What you are asked to do: Print all of the lines exactly. Any picture among them stays out.

------------------------------------------------

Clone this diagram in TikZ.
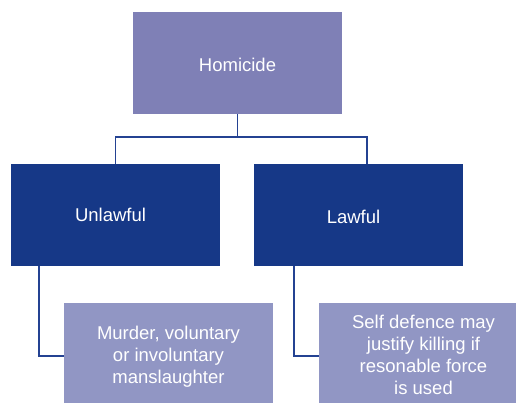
\documentclass[tikz,border=0pt]{standalone}
\usepackage{fontspec}
\setmainfont{Liberation Sans}
\definecolor{topfill}{RGB}{127,128,182}
\definecolor{midfill}{RGB}{22,56,135}
\definecolor{lowfill}{RGB}{145,150,196}
\definecolor{linkcol}{RGB}{36,66,146}
\begin{document}
\begin{tikzpicture}[x=1pt,y=-1pt,
  box/.style={rectangle, inner sep=0pt, minimum width=209pt, minimum height=102pt},
  caption/.style={text=white, align=center, inner sep=0pt, font=\fontsize{18.5}{22}\selectfont},
  link/.style={draw=linkcol, line width=1.6pt}]
\useasboundingbox (0,0) rectangle (516,403);
\clip (0,0) rectangle (516,403);
% tree of boxes
\node[box, fill=topfill,
  label={[caption, yshift=-2pt]center:Homicide}] (hom) at (237.5,63) {};
\node[box, fill=midfill,
  label={[caption, xshift=-5pt]center:Unlawful}] (unl) at (115.5,215) {};
\node[box, fill=midfill,
  label={[caption, xshift=-5pt, yshift=-2pt]center:Lawful}] (law) at (358.5,215) {};
\node[box, fill=lowfill,
  label={[caption, yshift=-3pt]center:Murder, voluntary\\or involuntary\\manslaughter}] (ex1) at (168.5,354) {};
\node[box, fill=lowfill,
  label={[caption, yshift=-1pt]center:Self defence may\\justify killing if\\resonable force\\is used}] (ex2) at (423.5,354) {};
% connectors
\coordinate (lawtop) at ([xshift=8.5pt]law.north);
\coordinate (unlfoot) at ([xshift=28pt]unl.south west);
\coordinate (lawfoot) at ([xshift=40pt]law.south west);
\draw[link] (hom.south) -- ++(0,23) coordinate (fork);
\draw[link] (unl.north) |- (fork) -| (lawtop);
\draw[link] (unlfoot) |- ([yshift=-2pt]ex1.west);
\draw[link] (lawfoot) |- ([yshift=-2pt]ex2.west);
\end{tikzpicture}
\end{document}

------------------------------------------------

Answer below:
Clone this diagram in TikZ.
\documentclass[tikz,border=0pt]{standalone}
\usepackage{fontspec}
\setmainfont{Liberation Sans}
\definecolor{topfill}{RGB}{127,128,182}
\definecolor{midfill}{RGB}{22,56,135}
\definecolor{lowfill}{RGB}{145,150,196}
\definecolor{linkcol}{RGB}{36,66,146}
\begin{document}
\begin{tikzpicture}[x=1pt,y=-1pt,
  box/.style={rectangle, inner sep=0pt, minimum width=209pt, minimum height=102pt},
  caption/.style={text=white, align=center, inner sep=0pt, font=\fontsize{18.5}{22}\selectfont},
  link/.style={draw=linkcol, line width=1.6pt}]
\useasboundingbox (0,0) rectangle (516,403);
\clip (0,0) rectangle (516,403);
% tree of boxes
\node[box, fill=topfill,
  label={[caption, yshift=-2pt]center:Homicide}] (hom) at (237.5,63) {};
\node[box, fill=midfill,
  label={[caption, xshift=-5pt]center:Unlawful}] (unl) at (115.5,215) {};
\node[box, fill=midfill,
  label={[caption, xshift=-5pt, yshift=-2pt]center:Lawful}] (law) at (358.5,215) {};
\node[box, fill=lowfill,
  label={[caption, yshift=-3pt]center:Murder, voluntary\\or involuntary\\manslaughter}] (ex1) at (168.5,354) {};
\node[box, fill=lowfill,
  label={[caption, yshift=-1pt]center:Self defence may\\justify killing if\\resonable force\\is used}] (ex2) at (423.5,354) {};
% connectors
\coordinate (lawtop) at ([xshift=8.5pt]law.north);
\coordinate (unlfoot) at ([xshift=28pt]unl.south west);
\coordinate (lawfoot) at ([xshift=40pt]law.south west);
\draw[link] (hom.south) -- ++(0,23) coordinate (fork);
\draw[link] (unl.north) |- (fork) -| (lawtop);
\draw[link] (unlfoot) |- ([yshift=-2pt]ex1.west);
\draw[link] (lawfoot) |- ([yshift=-2pt]ex2.west);
\end{tikzpicture}
\end{document}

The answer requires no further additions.